What’s more, if you don’t trust the source, you can always use digital signing as well. Get the blended text using Unicode, then sign the whole thing. It won’t be editable without breaking the signature, but the markup will persist either way.
It’s still a lot of work
There’s also a lot of work to make this happen. Files might get bigger; font glyphs will have to change; search engines will need to process an AI letter in the same way they process a human letter; text-to-speech systems need to be updated so we don’t marginalize some people or widen the digital divide. I’m sure I haven’t considered a ton of challenges. But Unicode is already supported across every major operating system, application, and device. It’s just sitting there, waiting to solve this watermarking problem. We created Unicode so that all humans could use the Internet; now we can use it to identify the things humans have created.
It’s easy for someone to cheat
It’s trivially easy for a bad actor to remove AI markup from text. That’s not the point. Bad people lie all the time; if Large Language Models like ChatGPT, Claude, Bing and Bard mark the content they generate in this way, then if it disappears, someone knowingly removed it. If that harms somebody, we have a legal system to deal with it.

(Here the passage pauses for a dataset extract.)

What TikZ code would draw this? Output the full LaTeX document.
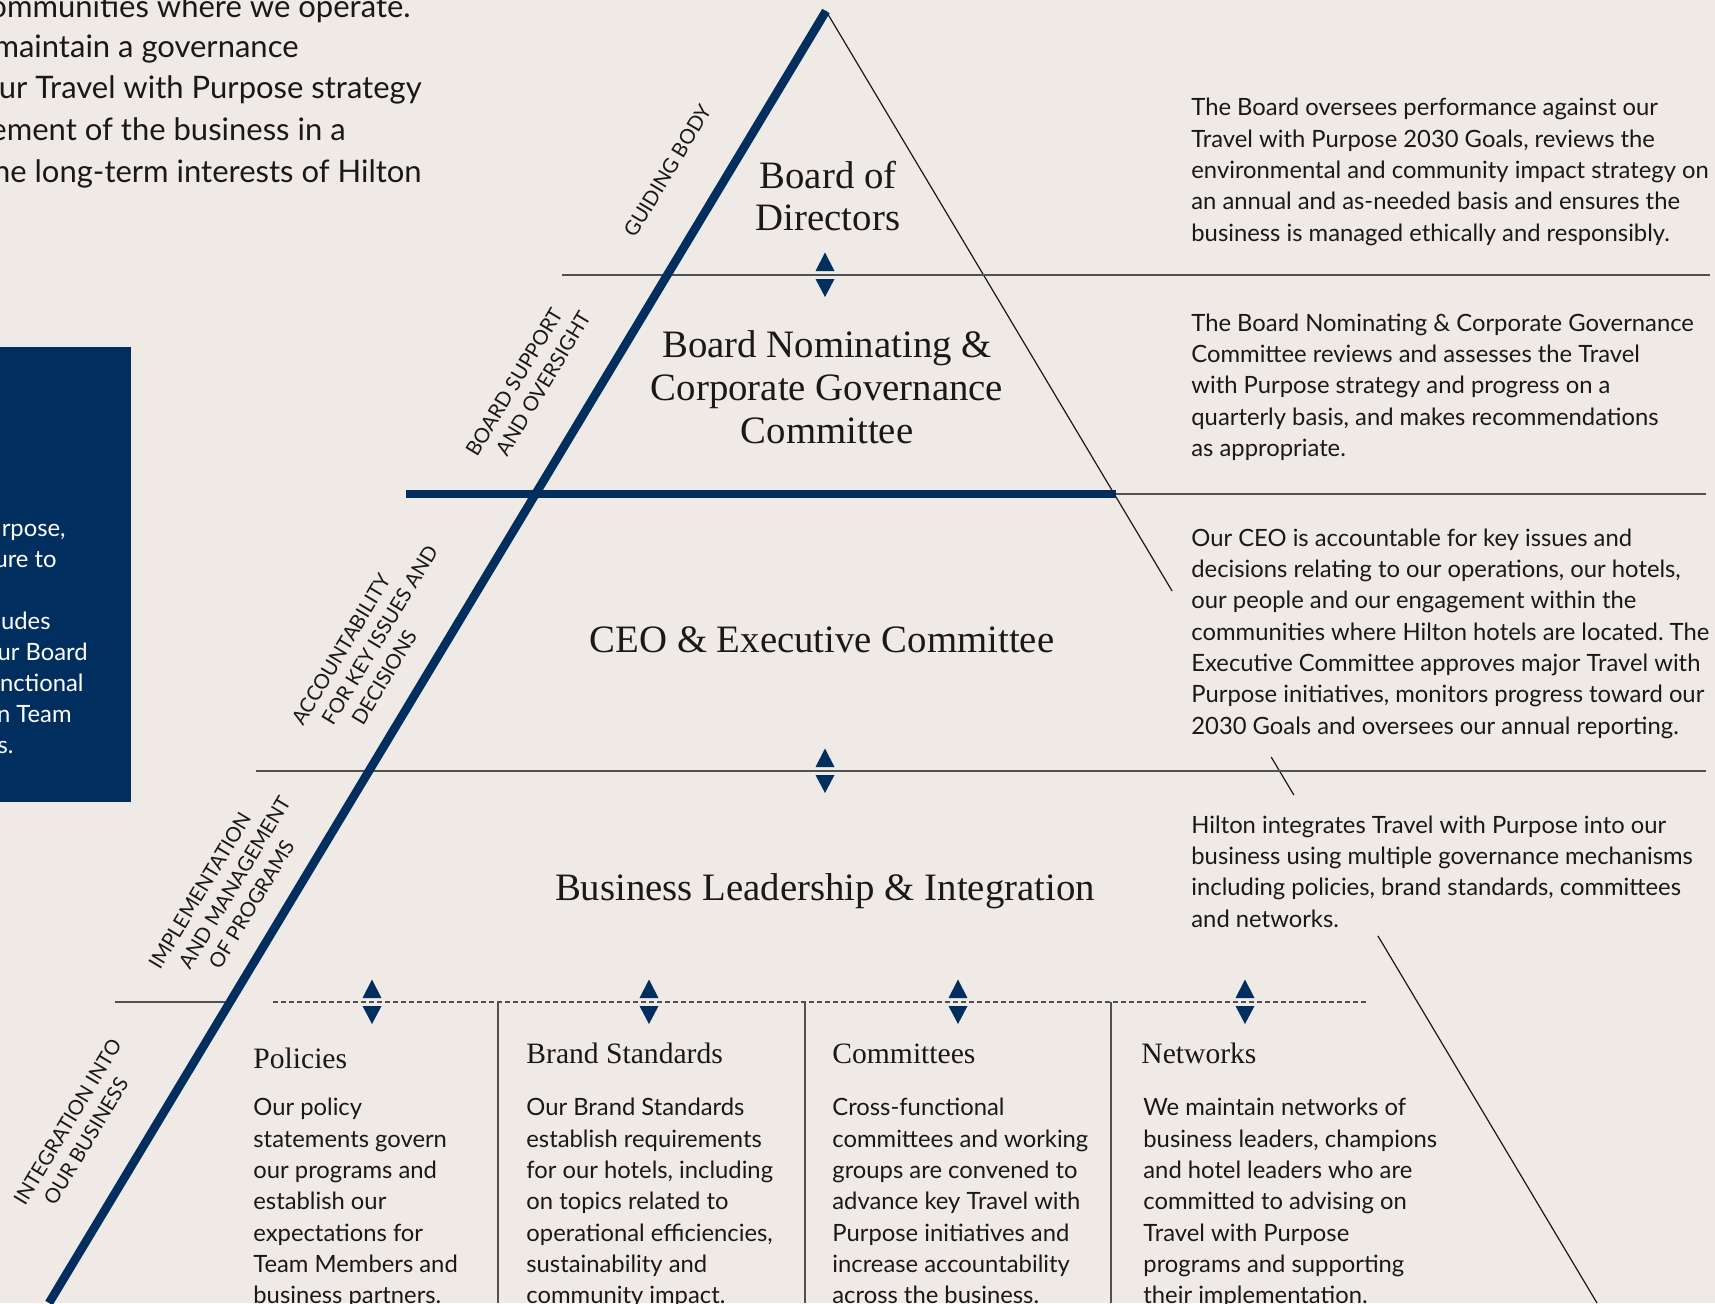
\documentclass[tikz,border=0pt]{standalone}
\usepackage{fontspec}
\setmainfont{Lato}
\newfontfamily\headfont{Liberation Serif}
\usetikzlibrary{calc}
\frenchspacing

\definecolor{paper}{RGB}{240,234,231}
\definecolor{navy}{RGB}{0,47,95}
\definecolor{rulegray}{RGB}{80,80,80}
\definecolor{ink}{RGB}{25,25,25}

\newcommand{\bodysize}{\fontsize{11.9}{15.65}\selectfont}

\tikzset{
  para/.style={anchor=north west, inner sep=0pt, align=left, text=ink,
    font=\bodysize, execute at begin node=\strut},
  levelname/.style={anchor=north, inner sep=0pt, align=center, text=ink,
    font=\headfont\fontsize{19.4}{21.3}\selectfont, execute at begin node=\strut},
  colhead/.style={anchor=base west, inner sep=0pt, text=ink,
    font=\headfont\fontsize{14.8}{17}\selectfont},
  tier/.style={rotate=59, anchor=base west, inner sep=0pt, text=ink,
    font=\fontsize{10.2}{12}\selectfont},
  cutline/.style={anchor=base east, inner sep=0pt},
  thinrule/.style={rulegray, line width=0.7pt},
  updown/.pic={
    \fill[navy] (-9.5,-4) -- (9.5,-4) -- (0,-22.5) -- cycle;
    \fill[navy] (-9.5,4) -- (9.5,4) -- (0,22) -- cycle;
  }
}

\begin{document}
\begin{tikzpicture}[x=0.5pt, y=-0.5pt]
\useasboundingbox (0,0) rectangle (1715,1303);
\fill[paper] (0,0) rectangle (1715,1303);
\clip (0,0) rectangle (1715,1303);

% text running in from the previous column
\foreach \yy/\xx/\txt [count=\i] in {17/411/ommunities where we operate.,
    57/299/maintain a governance, 98/422/ur Travel with Purpose strategy,
    140/346/ement of the business in a, 182/422/he long-term interests of Hilton}
  \node[cutline, text=ink, font=\fontsize{15.5}{20.6}\selectfont] (intro\i) at (\xx,\yy) {\txt};

\fill[navy] (0,347) rectangle (131,802);
\foreach \yy/\xx/\txt [count=\i] in {536/66/{rpose,}, 567/57/ure to, 629/51/udes,
    660/88/ur Board, 691/84/nctional, 722/72/n Team, 753/14/s.}
  \node[cutline, text=white, font=\bodysize] (boxline\i) at (\xx,\yy) {\txt};

% pyramid
\coordinate (apex) at (826,11);
\coordinate (lfoot) at (49,1303);
\coordinate (rfoot) at (1597,1303);

\draw[ink, line width=0.6pt] (apex) -- ($(apex)!0.4489!(rfoot)$);
\draw[ink, line width=0.6pt] ($(apex)!0.5774!(rfoot)$) -- ($(apex)!0.6068!(rfoot)$);
\draw[ink, line width=0.6pt] ($(apex)!0.7159!(rfoot)$) -- (rfoot);

\draw[thinrule] (562,275) -- (1710,275);
\draw[thinrule] (1116,494) -- (1706,494);
\draw[navy, line width=4pt] (406,494) -- (1116,494);
\draw[thinrule] (256,771) -- (1706,771);
\draw[thinrule] (115,1002) -- (230,1002);
\draw[thinrule, dash pattern=on 2.4pt off 1.6pt] (273,1002) -- (1367,1002);
\foreach \xx in {498,805,1111}
  \draw[thinrule] (\xx,1002) -- (\xx,1303);

\draw[navy, line width=4.3pt] (apex) -- (lfoot);

\pic at (825,275) {updown};
\pic at (825,771) {updown};
\foreach \xx in {372,649,958,1245}
  \pic at (\xx,1002) {updown};

% levels
\node[levelname] (board) at (828,160.5) {Board of\\Directors};
\node[levelname] (nomcomm) at (827,330.5) {Board Nominating \&\\Corporate Governance\\Committee};
\node[levelname, anchor=base] (ceo) at (822,652.5) {CEO \& Executive Committee};
\node[levelname, anchor=base] (business) at (825,900) {Business Leadership \& Integration};

% slanted labels
\node[tier] (guiding) at (635,239) {GUIDING BODY};
\foreach \txt [count=\i from 0] in {BOARD SUPPORT, AND OVERSIGHT}
  \node[tier] (support\i) at (477+30*\i,458) {\txt};
\foreach \txt [count=\i from 0] in {ACCOUNTABILITY, FOR KEY ISSUES AND, DECISIONS}
  \node[tier] (account\i) at (303+30*\i,727) {\txt};
\foreach \txt [count=\i from 0] in {IMPLEMENTATION, AND MANAGEMENT, OF PROGRAMS}
  \node[tier] (implement\i) at (160+30*\i,971) {\txt};
\foreach \txt [count=\i from 0] in {INTEGRATION INTO, OUR BUSINESS}
  \node[tier] (integrate\i) at (25+30*\i,1207) {\txt};

% descriptions
\node[para] (boarddesc) at (1191,98) {The Board oversees performance against our\\
  Travel with Purpose 2030 Goals, reviews the\\
  environmental and community impact strategy on\\
  an annual and as-needed basis and ensures the\\
  business is managed ethically and responsibly.};
\node[para] (nomdesc) at (1191,313.4) {The Board Nominating \& Corporate Governance\\
  Committee reviews and assesses the Travel\\
  with Purpose strategy and progress on a\\
  quarterly basis, and makes recommendations\\
  as appropriate.};
\node[para] (ceodesc) at (1191,528.4) {Our CEO is accountable for key issues and\\
  decisions relating to our operations, our hotels,\\
  our people and our engagement within the\\
  communities where Hilton hotels are located. The\\
  Executive Committee approves major Travel with\\
  Purpose initiatives, monitors progress toward our\\
  2030 Goals and oversees our annual reporting.};
\node[para] (busdesc) at (1191,815.4) {Hilton integrates Travel with Purpose into our\\
  business using multiple governance mechanisms\\
  including policies, brand standards, committees\\
  and networks.};

% mechanisms
\node[colhead] (policies) at (253,1068) {Policies};
\node[colhead] (brand) at (526,1063) {Brand Standards};
\node[colhead] (committees) at (832,1063) {Committees};
\node[colhead] (networks) at (1141,1063) {Networks};

\node[para] (policiestext) at (253,1098) {Our policy\\statements govern\\our programs and\\
  establish our\\expectations for\\Team Members and\\business partners.};
\node[para] (brandtext) at (526,1098) {Our Brand Standards\\establish requirements\\
  for our hotels, including\\on topics related to\\operational efficiencies,\\
  sustainability and\\community impact.};
\node[para] (committeestext) at (832,1098) {Cross-functional\\committees and working\\
  groups are convened to\\advance key Travel with\\Purpose initiatives and\\
  increase accountability\\across the business.};
\node[para] (networkstext) at (1143,1098) {We maintain networks of\\business leaders, champions\\
  and hotel leaders who are\\committed to advising on\\Travel with Purpose\\
  programs and supporting\\their implementation.};
\end{tikzpicture}
\end{document}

Similarly, it’s easy for a good actor to pledge to be AI transparent. They can preserve the markings, letting their customers know what was made by a human and what was written by an AI. We should normalize this: Let brands decide their stance on AI-generated support chat, or marketing copy, or social bots, and have users decide what they want.
There are plenty of use cases
A “track changes for AI” approach has hundreds of use cases, from teachers who can see which parts of their students’ work was generated by an AI to workers giving feedback to their colleagues’ work, to regulated businesses enforcing chain-of-custody on generative content. With Unicode, all of these are instantly possible—with a software update.
The Unicode Consortium members are Big Tech
Better still, many of the companies on the Unicode steering committee are the same companies that are building generative AI: Microsoft, Google, Facebook, IBM, and others. It’s in their best interest to use this ready-made tool to help us navigate an Internet where both humans and algorithms are generating content.
Conclusions
In a perfect world, we’d have seen Generative AI coming, and set up our communication systems at the dawn of the Internet so that things created by a human were provably, demonstrably, different from things created by a machine. That would be a very different world from the one in which we live today. I think it would be a much better one.
The encoding system within Unicode presents a unique opportunity to do so with comparatively little effort. It is widely deployed and tested; works across many languages, organizations, and applications; has an existing governing and regulatory body; involves the major technology vendors; and can be adopted voluntarily.
We have labels for the things we put in our bodies—gluten-free, organic, non-GMO, vegetarian. We should care as much about what we put in our minds.